> [STATED TASK]: Will you repeat only the lines from the one with "Emit a LaTeX" through the one with "(title) at (111,38.5)", both included, leaving every picture out?

==============================

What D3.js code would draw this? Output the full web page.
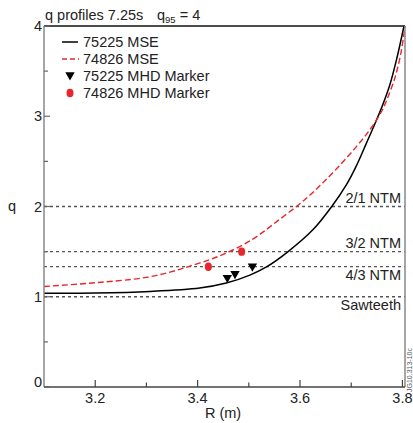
<!DOCTYPE html>
<html><head><meta charset="utf-8">
<script src="https://cdn.jsdelivr.net/npm/d3@7"></script>
<style>body{margin:0;background:#fff;} text{font-family:"Liberation Sans",Arial,sans-serif;fill:#222;}</style>
</head><body><svg id="c" width="413" height="423"></svg>
<script>
// ---- data ----
const r75225 = [3.10,3.20,3.307,3.404,3.456,3.502,3.5345,3.5767,3.6255,3.6613,3.691,3.71,3.728,3.745,3.759,3.775,3.789,3.803];
const q75225 = [1.04,1.042,1.059,1.097,1.152,1.24,1.33,1.50,1.744,1.995,2.245,2.45,2.68,2.90,3.09,3.34,3.64,4.0];
const r74826 = [3.10,3.20,3.30,3.36,3.385,3.421,3.45,3.486,3.52,3.555,3.593,3.62,3.645,3.675,3.708,3.735,3.759,3.77,3.785,3.797,3.805];
const q74826 = [1.114,1.155,1.215,1.295,1.34,1.405,1.47,1.567,1.685,1.835,2.0,2.13,2.265,2.44,2.65,2.84,3.05,3.19,3.42,3.70,4.0];
const mhdR75225 = [3.458,3.473,3.507];
const mhdQ75225 = [1.20,1.244,1.326];
const mhdR74826 = [3.421,3.486];
const mhdQ74826 = [1.333,1.50];
const refQ = [2.0,1.5,4/3,1.0];
const refLabels = ["2/1 NTM","3/2 NTM","4/3 NTM","Sawteeth"];
const refLabelAbove = [true,true,false,false];
const xTicks = [3.2,3.4,3.6,3.8];
const xMinor = [3.3,3.5,3.7];
const yTicks = [0,1,2,3,4];
const yMinor = [0.5,1.5,2.5,3.5];
const legendLabels = ["75225 MSE","74826 MSE","75225 MHD Marker","74826 MHD Marker"];

// ---- layout ----
const L=44,Rt=405,T=26,B=387;
const FS=14.5;
const RED="#e8262b";
const svg=d3.select("#c");
const x=d3.scaleLinear().domain([3.1,3.805]).range([L,Rt]);
const y=d3.scaleLinear().domain([0,4]).range([B,T]);

// reference lines
refQ.forEach((q,i)=>{
  svg.append("line").attr("x1",L).attr("x2",Rt).attr("y1",y(q)).attr("y2",y(q))
    .attr("stroke","#555").attr("stroke-width",1.3).attr("stroke-dasharray","3,3");
  svg.append("text").attr("x",401).attr("y",refLabelAbove[i]?y(q)-4:y(q)+13.5)
    .attr("text-anchor","end").attr("font-size",FS).text(refLabels[i]);
});

const line=d3.line().x(d=>x(d[0])).y(d=>y(d[1])).curve(d3.curveCatmullRom.alpha(0.5));
svg.append("path").datum(d3.zip(r75225,q75225)).attr("d",line)
  .attr("fill","none").attr("stroke","#000").attr("stroke-width",1.5);
svg.append("path").datum(d3.zip(r74826,q74826)).attr("d",line)
  .attr("fill","none").attr("stroke",RED).attr("stroke-width",1.4).attr("stroke-dasharray","6,3");

const tri=d3.symbol().type(d3.symbolTriangle).size(38);
d3.zip(mhdR75225,mhdQ75225).forEach(d=>{
  svg.append("path").attr("d",tri).attr("transform",`translate(${x(d[0])},${y(d[1])-1}) rotate(180)`).attr("fill","#000");
});
d3.zip(mhdR74826,mhdQ74826).forEach(d=>{
  svg.append("ellipse").attr("cx",x(d[0])).attr("cy",y(d[1])).attr("rx",3.5).attr("ry",4.2).attr("fill",RED);
});

// axes frame
svg.append("line").attr("x1",L).attr("x2",Rt).attr("y1",T).attr("y2",T).attr("stroke","#111").attr("stroke-width",1.5);
svg.append("line").attr("x1",Rt).attr("x2",Rt).attr("y1",T).attr("y2",B).attr("stroke","#888").attr("stroke-width",1.5);
svg.append("line").attr("x1",L).attr("x2",L).attr("y1",T).attr("y2",B).attr("stroke","#888").attr("stroke-width",1.5);
svg.append("line").attr("x1",L).attr("x2",Rt).attr("y1",B).attr("y2",B).attr("stroke","#444").attr("stroke-width",1.5);

// y ticks
yTicks.forEach(v=>{
  svg.append("line").attr("x1",L).attr("x2",L+6).attr("y1",y(v)).attr("y2",y(v)).attr("stroke","#666").attr("stroke-width",1.2);
  svg.append("text").attr("x",42).attr("y",y(v)+(v===0?0:5)).attr("text-anchor","end").attr("font-size",FS).text(v);
});
yMinor.forEach(v=>{
  svg.append("line").attr("x1",L).attr("x2",L+4).attr("y1",y(v)).attr("y2",y(v)).attr("stroke","#666").attr("stroke-width",1.2);
});
xTicks.forEach(v=>{
  svg.append("line").attr("x1",x(v)).attr("x2",x(v)).attr("y1",B).attr("y2",B-7).attr("stroke","#444").attr("stroke-width",1.2);
  svg.append("text").attr("x",x(v)).attr("y",403).attr("text-anchor","middle").attr("font-size",FS).text(d3.format(".1f")(v));
});
xMinor.forEach(v=>{
  svg.append("line").attr("x1",x(v)).attr("x2",x(v)).attr("y1",B).attr("y2",B-4.5).attr("stroke","#444").attr("stroke-width",1.2);
});
svg.append("text").attr("x",223).attr("y",418).attr("text-anchor","middle").attr("font-size",FS).text("R (m)");
svg.append("text").attr("x",12).attr("y",211).attr("text-anchor","middle").attr("font-size",FS).text("q");

// title
svg.append("text").attr("x",45).attr("y",20).attr("font-size",FS).text("q profiles 7.25s");
const t=svg.append("text").attr("x",157).attr("y",20).attr("font-size",FS);
t.append("tspan").text("q");
t.append("tspan").attr("font-size",9.5).attr("dy",3).text("95");
t.append("tspan").attr("dy",-3).text(" = 4");

// legend
const ly=[42,59,76,93];
svg.append("line").attr("x1",62).attr("x2",78).attr("y1",ly[0]).attr("y2",ly[0]).attr("stroke","#000").attr("stroke-width",1.5);
svg.append("line").attr("x1",62).attr("x2",79).attr("y1",ly[1]).attr("y2",ly[1]).attr("stroke",RED).attr("stroke-width",1.4).attr("stroke-dasharray","5,3");
svg.append("path").attr("d",tri).attr("transform",`translate(70,${ly[2]-1}) rotate(180)`).attr("fill","#000");
svg.append("ellipse").attr("cx",70).attr("cy",ly[3]).attr("rx",3.5).attr("ry",4.2).attr("fill",RED);
legendLabels.forEach((s,i)=>{
  svg.append("text").attr("x",83).attr("y",ly[i]+5).attr("font-size",FS).text(s);
});

// figure id
svg.append("text").attr("transform","translate(412,392) rotate(-90)").attr("font-size",7).style("fill","#555").text("JG10.313-10c");
</script></body></html>
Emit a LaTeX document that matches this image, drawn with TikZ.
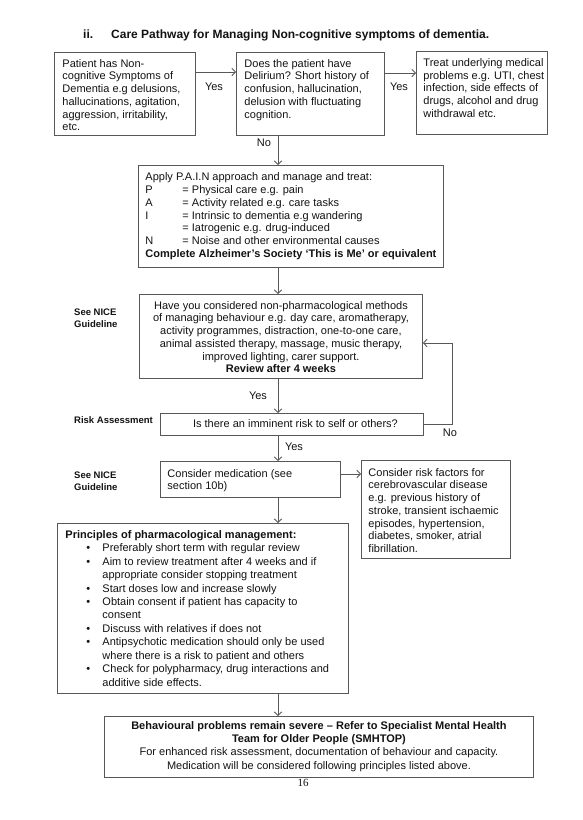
\documentclass[tikz,border=0pt]{standalone}
\usepackage{fontspec}
\setmainfont{Liberation Sans}
\newfontfamily\pagenumfont{Liberation Serif}
\usetikzlibrary{arrows.meta}
\definecolor{linecol}{RGB}{88,88,88}
\definecolor{txtcol}{RGB}{18,18,18}
% width, height, top skip, left skip, content
\newcommand\tbox[5]{\parbox[c][#2pt][t]{#1pt}{\vspace*{#3pt}\hspace*{#4pt}#5}}
\newcommand\cbox[4]{\parbox[c][#2pt][t]{#1pt}{\centering\vspace*{#3pt}#4\par}}
\begin{document}
\begin{tikzpicture}[x=1pt,y=-1pt,
  every node/.style={text=txtcol,font=\fontsize{11}{12.7}\selectfont},
  box/.style={draw=linecol,line width=0.9pt,inner sep=0pt,anchor=north west},
  lbl/.style={inner sep=0pt,anchor=center},
  side/.style={inner sep=0pt,anchor=base west,font=\fontsize{9.5}{11.5}\selectfont\bfseries},
  arr/.style={draw=linecol,line width=0.9pt,-{Straight Barb[length=3.5pt,width=7.5pt]}},
  ln/.style={draw=linecol,line width=0.9pt}]
\useasboundingbox (0,0) rectangle (582,820);
\coordinate (spine) at (278,0);

% title
\node[inner sep=0pt,anchor=base west,font=\fontsize{12}{14}\selectfont\bfseries] (tnum) at (83,38.5) {ii.};
\node[inner sep=0pt,anchor=base west,font=\fontsize{12}{14}\selectfont\bfseries] (title) at (111,38.5) {Care Pathway for Managing Non-cognitive symptoms of dementia.};

% top row
\node[box] (b1) at (54,52) {\tbox{141}{83}{5.9}{8}{\begin{tabular}[t]{@{}l@{}}Patient has Non-\\cognitive Symptoms of\\Dementia e.g delusions,\\hallucinations, agitation,\\aggression, irritability,\\etc.\end{tabular}}};
\node[box] (b2) at (236,52) {\tbox{148}{83}{5.9}{8}{\begin{tabular}[t]{@{}l@{}}Does the patient have\\Delirium? Short history of\\confusion, hallucination,\\delusion with fluctuating\\cognition.\end{tabular}}};
\node[box] (b3) at (416,51) {\tbox{131}{83}{6.1}{7}{\begin{tabular}[t]{@{}l@{}}Treat underlying medical\\problems e.g. UTI, chest\\infection, side effects of\\drugs, alcohol and drug\\withdrawal etc.\end{tabular}}};

% PAIN
\node[box] (pain) at (138,165) {\tbox{305}{102}{6.6}{7}{\begin{tabular}[t]{@{}l@{}}Apply P.A.I.N approach and manage and treat:\\
\makebox[37pt][l]{P}= Physical care e.g. pain\\
\makebox[37pt][l]{A}= Activity related e.g. care tasks\\
\makebox[37pt][l]{I}= Intrinsic to dementia e.g wandering\\
\makebox[37pt][l]{}= Iatrogenic e.g. drug-induced\\
\makebox[37pt][l]{N}= Noise and other environmental causes\\
\textbf{Complete Alzheimer’s Society ‘This is Me’ or equivalent}\end{tabular}}};

% NICE
\node[box] (nice) at (139,294) {\cbox{283}{84}{5.9}{\begin{tabular}[t]{@{}c@{}}Have you considered non-pharmacological methods\\of managing behaviour e.g. day care, aromatherapy,\\activity programmes, distraction, one-to-one care,\\animal assisted therapy, massage, music therapy,\\improved lighting, carer support.\\\textbf{Review after 4 weeks}\end{tabular}}};
\node[side] (nice1) at (74,315.5) {\begin{tabular}[t]{@{}l@{}}See NICE\\Guideline\end{tabular}};

% risk
\node[box] (risk) at (160,413) {\cbox{263}{22}{5.9}{\hspace*{7pt}Is there an imminent risk to self or others?}};
\node[side] (riskl) at (74,423.5) {Risk Assessment};

% medication
\node[box] (med) at (160,461) {\tbox{180}{36}{6.9}{7}{\begin{tabular}[t]{@{}l@{}}Consider medication (see\\section 10b)\end{tabular}}};
\node[side] (nice2) at (74,478.5) {\begin{tabular}[t]{@{}l@{}}See NICE\\Guideline\end{tabular}};
\node[box] (rf) at (361,460) {\tbox{149}{98}{6.9}{7}{\begin{tabular}[t]{@{}l@{}}Consider risk factors for\\cerebrovascular disease\\e.g. previous history of\\stroke, transient ischaemic\\episodes, hypertension,\\diabetes, smoker, atrial\\fibrillation.\end{tabular}}};

% principles
\node[box,font=\fontsize{11}{13.45}\selectfont] (prin) at (57,523) {\tbox{291}{170}{5.4}{8}{\begin{tabular}[t]{@{}l@{}}\textbf{Principles of pharmacological management:}\\
\hspace*{21pt}\makebox[16pt][l]{\textbullet}Preferably short term with regular review\\
\hspace*{21pt}\makebox[16pt][l]{\textbullet}Aim to review treatment after 4 weeks and if\\
\hspace*{37pt}appropriate consider stopping treatment\\
\hspace*{21pt}\makebox[16pt][l]{\textbullet}Start doses low and increase slowly\\
\hspace*{21pt}\makebox[16pt][l]{\textbullet}Obtain consent if patient has capacity to\\
\hspace*{37pt}consent\\
\hspace*{21pt}\makebox[16pt][l]{\textbullet}Discuss with relatives if does not\\
\hspace*{21pt}\makebox[16pt][l]{\textbullet}Antipsychotic medication should only be used\\
\hspace*{37pt}where there is a risk to patient and others\\
\hspace*{21pt}\makebox[16pt][l]{\textbullet}Check for polypharmacy, drug interactions and\\
\hspace*{37pt}additive side effects.\end{tabular}}};

% bottom
\node[box,font=\fontsize{11}{13.3}\selectfont] (bot) at (104,716) {\cbox{429}{61}{3.5}{\begin{tabular}[t]{@{}c@{}}\textbf{Behavioural problems remain severe – Refer to Specialist Mental Health}\\\textbf{Team for Older People (SMHTOP)}\\For enhanced risk assessment, documentation of behaviour and capacity.\\Medication will be considered following principles listed above.\end{tabular}}};
\node[inner sep=0pt,font=\pagenumfont\fontsize{11}{13}\selectfont] (pnum) at (303,783) {16};

% connectors
\draw[arr] ([yshift=-20pt]b1.north east) -- ([yshift=-20pt]b1.north east -| b2.west);
\node[lbl] (yes1) at (214,87) {Yes};
\draw[arr] ([yshift=-21pt]b2.north east) -- ([yshift=-21pt]b2.north east -| b3.west);
\node[lbl] (yes2) at (399,87) {Yes};
\draw[arr] (b2.south -| spine) -- (pain.north -| spine);
\node[lbl] (no1) at (264,143) {No};
\draw[arr] (pain.south -| spine) -- (nice.north -| spine);
\draw[arr] (nice.south -| spine) -- (risk.north -| spine);
\node[lbl] (yes3) at (258,396) {Yes};
\draw[arr] (risk.east) -- ++(29,0) |- ([yshift=-49pt]nice.north east);
\node[lbl] (no2) at (450,433) {No};
\draw[arr] (risk.south -| spine) -- (med.north -| spine);
\node[lbl] (yes4) at (294,447) {Yes};
\draw[arr] ([yshift=-13pt]med.north east) -- ([yshift=-13pt]med.north east -| rf.west);
\draw[arr] (med.south -| spine) -- (prin.north -| spine);
\draw[arr] (prin.south -| spine) -- (bot.north -| spine);
\end{tikzpicture}
\end{document}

==============================

> [WRITTEN ANSWER]:
Emit a LaTeX document that matches this image, drawn with TikZ.
\documentclass[tikz,border=0pt]{standalone}
\usepackage{fontspec}
\setmainfont{Liberation Sans}
\newfontfamily\pagenumfont{Liberation Serif}
\usetikzlibrary{arrows.meta}
\definecolor{linecol}{RGB}{88,88,88}
\definecolor{txtcol}{RGB}{18,18,18}
% width, height, top skip, left skip, content
\newcommand\tbox[5]{\parbox[c][#2pt][t]{#1pt}{\vspace*{#3pt}\hspace*{#4pt}#5}}
\newcommand\cbox[4]{\parbox[c][#2pt][t]{#1pt}{\centering\vspace*{#3pt}#4\par}}
\begin{document}
\begin{tikzpicture}[x=1pt,y=-1pt,
  every node/.style={text=txtcol,font=\fontsize{11}{12.7}\selectfont},
  box/.style={draw=linecol,line width=0.9pt,inner sep=0pt,anchor=north west},
  lbl/.style={inner sep=0pt,anchor=center},
  side/.style={inner sep=0pt,anchor=base west,font=\fontsize{9.5}{11.5}\selectfont\bfseries},
  arr/.style={draw=linecol,line width=0.9pt,-{Straight Barb[length=3.5pt,width=7.5pt]}},
  ln/.style={draw=linecol,line width=0.9pt}]
\useasboundingbox (0,0) rectangle (582,820);
\coordinate (spine) at (278,0);

% title
\node[inner sep=0pt,anchor=base west,font=\fontsize{12}{14}\selectfont\bfseries] (tnum) at (83,38.5) {ii.};
\node[inner sep=0pt,anchor=base west,font=\fontsize{12}{14}\selectfont\bfseries] (title) at (111,38.5) {Care Pathway for Managing Non-cognitive symptoms of dementia.};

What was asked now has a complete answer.